88
Историки консервативной школы выражали несогласие с концепцией Гардинера и Фирта и подчеркивали как достоверность «Истории мятежа» (хотя нюансы имели место), так и важность той роли, которую ее автор сыграл в английской истории. Так, кембриджский профессор Бр. Уормолд считал, что Кларендон придерживался таких же принципов, что и Дэвид Юм в XVIII столетии; важнейшими для них были полномочия властей и свобода. В предисловии к изданию 1976 года. Уормолд приводил высказывание Юма: Кларендон «всегда был другом свободы и конституции», и никогда «ни обида, ни благодарность, ни амбиции не влияли на его неподкупный разум» [111, XXXII]. От себя он добавлял: «Интерпретация Гардинера и Фирта в большой мере строится на заключении, что эти произведения сами по себе ключ к его концепции и прошлым политическим действиям. Из этого вытекает их следующее заключение, будто его мнения и цели не претерпели никакого развития, а были постоянными на протяжении всей жизни, и что опыт пережитых им событий не влиял на его взгляды. Такую картину создают „История“ и „Жизнь“. Но такая картина, в сущности, невозможна» [111, 3]. Высокую оценку Кларендону как политику и как историку дал известнейший консервативный историк Х. Тревор-Ропер [102]. Он называл автора «Истории мятежа» «возможно, самым великим мастером иронии среди всех историков» и напоминал о некоторых оценках им исторических фигур.

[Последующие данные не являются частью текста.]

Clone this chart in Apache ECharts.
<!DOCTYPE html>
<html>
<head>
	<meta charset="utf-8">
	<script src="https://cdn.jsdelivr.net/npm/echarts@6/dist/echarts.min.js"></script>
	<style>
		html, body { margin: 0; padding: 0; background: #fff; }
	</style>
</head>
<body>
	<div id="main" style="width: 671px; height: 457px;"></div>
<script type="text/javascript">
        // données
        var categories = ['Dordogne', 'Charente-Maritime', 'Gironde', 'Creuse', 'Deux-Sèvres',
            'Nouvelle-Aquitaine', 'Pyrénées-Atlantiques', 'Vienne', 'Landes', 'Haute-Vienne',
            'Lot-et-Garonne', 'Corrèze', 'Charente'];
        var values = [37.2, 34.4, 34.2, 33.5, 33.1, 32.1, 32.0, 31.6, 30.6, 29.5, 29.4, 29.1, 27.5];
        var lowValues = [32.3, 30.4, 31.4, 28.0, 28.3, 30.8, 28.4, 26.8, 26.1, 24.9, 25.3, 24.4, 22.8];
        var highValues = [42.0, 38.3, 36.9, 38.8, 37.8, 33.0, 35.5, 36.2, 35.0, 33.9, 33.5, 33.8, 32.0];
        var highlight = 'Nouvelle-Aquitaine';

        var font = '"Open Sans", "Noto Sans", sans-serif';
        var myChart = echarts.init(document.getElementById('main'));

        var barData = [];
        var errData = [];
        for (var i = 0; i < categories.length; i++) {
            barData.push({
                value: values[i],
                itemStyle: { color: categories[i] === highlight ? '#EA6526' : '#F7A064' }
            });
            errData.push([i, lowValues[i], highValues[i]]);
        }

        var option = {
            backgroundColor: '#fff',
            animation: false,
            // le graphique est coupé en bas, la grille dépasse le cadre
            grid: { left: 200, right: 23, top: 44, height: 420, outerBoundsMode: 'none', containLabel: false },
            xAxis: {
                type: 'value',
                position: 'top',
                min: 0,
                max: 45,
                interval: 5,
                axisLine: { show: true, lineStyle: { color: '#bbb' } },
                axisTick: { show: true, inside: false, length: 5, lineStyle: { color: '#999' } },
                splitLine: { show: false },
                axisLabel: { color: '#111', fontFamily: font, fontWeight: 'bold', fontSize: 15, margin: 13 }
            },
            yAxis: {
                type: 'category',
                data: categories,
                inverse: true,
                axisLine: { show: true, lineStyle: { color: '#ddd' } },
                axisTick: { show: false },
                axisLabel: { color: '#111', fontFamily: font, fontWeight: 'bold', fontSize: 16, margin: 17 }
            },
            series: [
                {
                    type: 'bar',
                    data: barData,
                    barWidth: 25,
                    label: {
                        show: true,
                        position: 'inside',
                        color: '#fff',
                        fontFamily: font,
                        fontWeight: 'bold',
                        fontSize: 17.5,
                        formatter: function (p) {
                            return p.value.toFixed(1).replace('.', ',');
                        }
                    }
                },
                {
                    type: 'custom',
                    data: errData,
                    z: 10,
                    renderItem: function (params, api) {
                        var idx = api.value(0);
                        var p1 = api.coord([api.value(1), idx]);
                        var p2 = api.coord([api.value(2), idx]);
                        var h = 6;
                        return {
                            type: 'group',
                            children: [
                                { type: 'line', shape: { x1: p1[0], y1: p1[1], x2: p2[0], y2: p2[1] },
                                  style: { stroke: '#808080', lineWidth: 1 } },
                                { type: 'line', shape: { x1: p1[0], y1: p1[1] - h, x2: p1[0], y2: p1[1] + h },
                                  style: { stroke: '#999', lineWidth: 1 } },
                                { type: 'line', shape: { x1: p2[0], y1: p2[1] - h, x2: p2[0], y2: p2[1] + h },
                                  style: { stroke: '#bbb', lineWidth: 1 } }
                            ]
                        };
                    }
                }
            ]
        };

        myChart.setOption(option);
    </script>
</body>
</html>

Так, Арандел у него «генерал, в котором не было ничего боевого, кроме наружности», а епископ Эббот «возглавлял один из самых плохих колледжей Оксфорда, для чего он имел достаточные знания».
XXXII
3
«Защитительный» характер имеет работа историка Р. Харриса, прямо вступившего в полемику с Хаттоном и утверждавшего: если в сочинении Кларендона обнаруживаются некоторые неточности, то они объясняются не предвзятостью, а отсутствием под рукой нужных источников. Когда такого рода данные у него имелись, он был точен в деталях. В чем-то с Хаттоном можно согласиться, но никак не с его обвинением, будто книга Кларендона — «замечательная коллекция положений, требующих опровержения», что это — «ложный портрет событий» [48, 396–397]. Предвзятой Харрис считал критику в адрес Кладендона со стороны историков XIX века Генри Галлама и Гардинера, которые, будучи уверены в том, что только парламент был правой стороной в конфликте, не желали тратить время на другую сторону. Харрис напоминал о суждении Гардинера о Кларендоне как о «посредственном государственном деятеле», чьи взгляды были основаны на «отрицании». Вигские историки были неспособны признать в Кларендоне автора новой теории «смешанной монархии», которая предполагала, что король должен вернуться к конституционным основам, сохранив законную власть, но при уважении прав парламента. Поэтому Хайд не хотел полной победы ни той, ни другой стороны [48, 397–398]. Харрис считал Кларендона защитником конституционных свобод и предшественником Эдмунда Берка. Берк защищал идею свободы в годы Американской революции, но он стал защитником традиции во времена Французской революции, написав «Размышление о революции во Франции». В 1640 году Хайд был критиком злоупотреблений исполнительной власти, но, в конце концом, встал на защиту традиции. Кроме Берка, Харрис называл «прямыми преемниками» Кларендона историков Э. Гиббона и Д. Юма. С этим можно согласиться, но с существенной оговоркой: канцлер вряд ли мог принять скептическое отношение просветителей к религии.